Hayward urged prolife groups to “put your self-interest aside,” and recognize the other issues at play, such as the assault on freedom of speech, so that other prolife groups that are feeling the hungry, giving shelter to the poor and so on can receive government funding.

“The bigger issue is the government is trying to impose their extremist abortion views on everyday Canadians,” Hayward said, noting most do not share the extremist positions of the Liberals on abortion.

It’s not only the governing Liberals who are imposing extremist abortion views. The New Democratic Party disciplined the one MP who broke party lines and voted for the March 19 motion.

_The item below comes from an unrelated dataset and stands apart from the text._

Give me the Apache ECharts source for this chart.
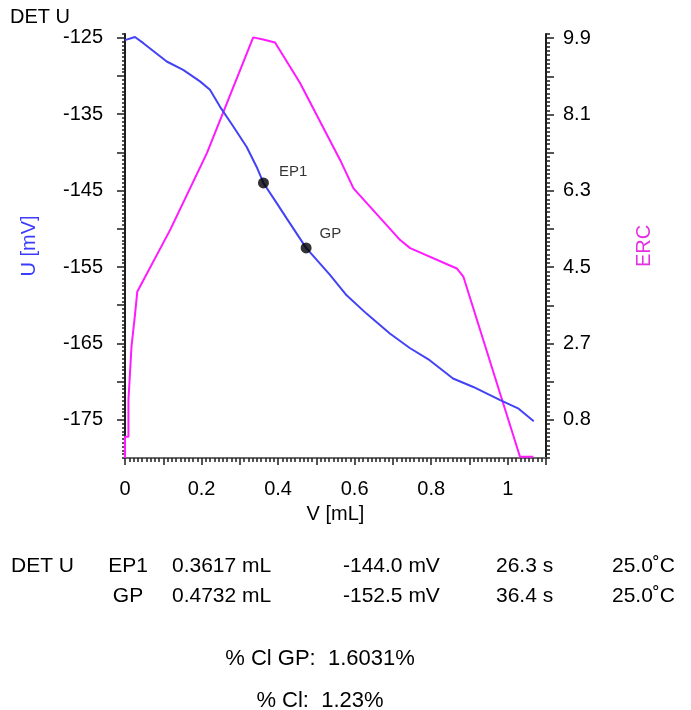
<!DOCTYPE html>
<html>
<head>
<meta charset="utf-8">
<script src="https://cdn.jsdelivr.net/npm/echarts@6/dist/echarts.min.js"></script>
<style>
  html, body { margin: 0; padding: 0; background: #ffffff; }
  #chart { width: 691px; height: 710px; }
</style>
</head>
<body>
<div id="chart"></div>
<script>
// Titration curve: electrode potential U and ERC against added volume V
const volume = [0.000, 0.026, 0.048, 0.109, 0.152, 0.196, 0.222, 0.248, 0.283, 0.318, 0.344, 0.3617,
  0.396, 0.422, 0.4732, 0.535, 0.579, 0.631, 0.692, 0.744, 0.796, 0.857, 0.910, 0.979, 1.027, 1.068];
const potential = [-125.3, -124.9, -125.7, -128.1, -129.2, -130.7, -131.8, -134.0, -136.6, -139.3, -141.9, -144.0,
  -146.6, -148.6, -152.5, -156.0, -158.7, -161.1, -163.7, -165.6, -167.2, -169.6, -170.7, -172.4, -173.5, -175.2];

const ercVolume = [0, 0, 0.009, 0.009, 0.013, 0.017, 0.026, 0.032, 0.118, 0.214, 0.335, 0.361, 0.392,
  0.457, 0.562, 0.597, 0.719, 0.745, 0.867, 0.884, 1.032, 1.067];
const ercValue = [0, 0.5, 0.5, 1.37, 2.0, 2.63, 3.37, 3.92, 5.38, 7.19, 9.92, 9.87, 9.80,
  8.85, 7.03, 6.36, 5.14, 4.95, 4.47, 4.28, 0.03, 0.03];

const endpointNames = ['EP1', 'GP'];
const endpointVolume = [0.3617, 0.4732];
const endpointPotential = [-144.0, -152.5];

const xTickValues = [0, 0.2, 0.4, 0.6, 0.8, 1.0];
const xTickLabels = ['0', '0.2', '0.4', '0.6', '0.8', '1'];
const uTickValues = [-175, -165, -155, -145, -135, -125];
const uMajorTicks = [-175, -170, -165, -160, -155, -150, -145, -140, -135, -130, -125];
const ercTickValues = [0.9, 2.7, 4.5, 6.3, 8.1, 9.9];
const ercTickLabels = ['0.8', '2.7', '4.5', '6.3', '8.1', '9.9'];
const ercMajorTicks = [0.9, 1.8, 2.7, 3.6, 4.5, 5.4, 6.3, 7.2, 8.1, 9.0, 9.9];

const tableRows = [
  ['DET U', 'EP1', '0.3617 mL', '-144.0 mV', '26.3 s', '25.0˚C'],
  ['', 'GP', '0.4732 mL', '-152.5 mV', '36.4 s', '25.0˚C']
];
const summaryLines = ['% Cl GP:  1.6031%', '% Cl:  1.23%'];

const FONT = 'Liberation Sans, Arial, sans-serif';
const BLUE = '#4343f5';
const MAGENTA = '#ff1aff';
const AXIS = '#1e1e1e';

function labelFrom(values, labels) {
  return function (v) {
    for (let i = 0; i < values.length; i++) {
      if (Math.abs(values[i] - v) < 1e-6) return labels[i];
    }
    return '';
  };
}

const chart = echarts.init(document.getElementById('chart'), null, { renderer: 'canvas' });

const uLine = volume.map((v, i) => [v, potential[i]]);
const ercLine = ercVolume.map((v, i) => [v, ercValue[i]]);
const endpoints = endpointNames.map((n, i) => ({
  name: n,
  value: [endpointVolume[i], endpointPotential[i]],
  label: i === 0 ? { distance: 10, offset: [0, -11] } : { distance: 8, offset: [0, -14] }
}));

const blankAxis = {
  axisLine: { show: false }, axisLabel: { show: false }, splitLine: { show: false }
};

chart.setOption({
  animation: false,
  backgroundColor: '#ffffff',
  grid: { left: 125, right: 145, top: 34, bottom: 252 },
  xAxis: [
    {
      type: 'value', position: 'bottom', min: 0, max: 1.1, interval: 0.1,
      name: 'V [mL]', nameLocation: 'middle', nameGap: 46,
      nameTextStyle: { fontFamily: FONT, fontSize: 20, color: '#000' },
      axisLine: { show: true, lineStyle: { color: AXIS, width: 2 } },
      axisTick: { show: true, length: 7, lineStyle: { color: AXIS, width: 1.5 } },
      minorTick: { show: true, splitNumber: 9, length: 4, lineStyle: { color: AXIS, width: 1.5 } },
      axisLabel: {
        customValues: xTickValues, margin: 21, fontFamily: FONT, fontSize: 20, color: '#000',
        formatter: labelFrom(xTickValues, xTickLabels)
      },
      splitLine: { show: false }, minorSplitLine: { show: false }
    },
    {
      type: 'value', position: 'top', min: 0, max: 1.1,
      axisLine: { show: true, lineStyle: { color: '#6a6a6a', width: 2 } },
      axisTick: { show: false }, axisLabel: { show: false }, splitLine: { show: false }
    }
  ],
  yAxis: [
    {
      type: 'value', position: 'left', min: -180, max: -124.5,
      name: 'U [mV]', nameLocation: 'middle', nameGap: 86,
      nameTextStyle: { fontFamily: FONT, fontSize: 20, color: '#3c3cff' },
      axisLine: { show: true, lineStyle: { color: AXIS, width: 2 } },
      axisTick: { show: true, customValues: uMajorTicks, length: 8, lineStyle: { color: AXIS, width: 1.5 } },
      axisLabel: { customValues: uTickValues, margin: 22, fontFamily: FONT, fontSize: 20, color: '#000' },
      splitLine: { show: false }
    },
    Object.assign({
      type: 'value', position: 'left', min: -180, max: -124.5, interval: 0.5,
      axisTick: { show: true, length: 3, lineStyle: { color: AXIS, width: 1.5 } }
    }, blankAxis),
    {
      type: 'value', position: 'right', min: 0, max: 10,
      name: 'ERC', nameLocation: 'middle', nameGap: 88,
      nameTextStyle: { fontFamily: FONT, fontSize: 20, color: '#e52fe5' },
      axisLine: { show: true, lineStyle: { color: AXIS, width: 2 } },
      axisTick: { show: true, customValues: ercMajorTicks, length: 8, lineStyle: { color: AXIS, width: 1.5 } },
      axisLabel: {
        customValues: ercTickValues, margin: 17, fontFamily: FONT, fontSize: 20, color: '#000',
        formatter: labelFrom(ercTickValues, ercTickLabels)
      },
      splitLine: { show: false }
    },
    Object.assign({
      type: 'value', position: 'right', min: 0, max: 10, interval: 0.1,
      axisTick: { show: true, length: 4, lineStyle: { color: AXIS, width: 1.5 } }
    }, blankAxis)
  ],
  series: [
    {
      name: 'ERC', type: 'line', xAxisIndex: 0, yAxisIndex: 2, data: ercLine,
      showSymbol: false, lineStyle: { color: MAGENTA, width: 2 }, z: 2
    },
    {
      name: 'U', type: 'line', xAxisIndex: 0, yAxisIndex: 0, data: uLine,
      showSymbol: false, lineStyle: { color: BLUE, width: 2 }, z: 3
    },
    {
      name: 'Endpoints', type: 'scatter', xAxisIndex: 0, yAxisIndex: 0, data: endpoints,
      symbolSize: 11, itemStyle: { color: '#000' }, z: 4,
      label: {
        show: true, position: 'right', formatter: '{b}',
        fontFamily: FONT, fontSize: 15, color: '#000'
      }
    }
  ],
  graphic: (function () {
    const items = [{
      type: 'text', x: 10, y: 17,
      style: { text: 'DET U', font: '20px ' + FONT, fill: '#000', textVerticalAlign: 'middle' }
    }];
    const colX = [11, 128, 172, 343, 496, 612];
    const colAlign = ['left', 'center', 'left', 'left', 'left', 'left'];
    const rowY = [566, 596];
    tableRows.forEach((row, r) => {
      row.forEach((cell, c) => {
        if (!cell) return;
        items.push({
          type: 'text', x: colX[c], y: rowY[r],
          style: { text: cell, font: '21px ' + FONT, fill: '#000', textAlign: colAlign[c], textVerticalAlign: 'middle' }
        });
      });
    });
    const sumY = [659, 701];
    summaryLines.forEach((t, i) => {
      items.push({
        type: 'text', x: 320, y: sumY[i],
        style: { text: t, font: '22px ' + FONT, fill: '#000', textAlign: 'center', textVerticalAlign: 'middle' }
      });
    });
    return items;
  })()
});
</script>
</body>
</html>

NDP MP David Christopherson

MP David Christopherson, who has served the Hamilton Centre riding for three decades, was stripped of his position as vice chair of the procedure and House affairs committee for voting with the Conservatives.|

“Canadians have a right to disagree with the law, recognizing they will respect it and will honour the law,” the pro-choice MP told Post Media. “You have the right to say anything you want about a law, and that attestation took that right away. I cannot condone

“I wrestled with it, of course. You don’t vote against your own caucus lightly,” Christopherson said. “To me, at the end of the day, that box took away Canadians’ right to disagree with the laws that they have to obey. I had a very strong, fundamental problem with that. And just abstaining wasn’t good enough.”

MP Scott Simms, the lone Liberal who defied the government whip to support the motion, said as yet he has not been punished for breaking ranks.

“There have been discussions with the whip but that’s about it right now,” Simms said. Asked if he risked not having his nomination papers signed to run as a Liberal in the next election, he said. “I don’t know. That’s up to the Prime Minister. It’s not my call. My call is to do my job.”

Simms, who is pro-choice, said he agreed with a change in policy that would deny funding to activist groups working to “deny the rights” of others.

“I don’t think this attestation is the way to get rid of that problem,” he said, reiterating that it was “insensitive” to non-activist groups doing charitable work.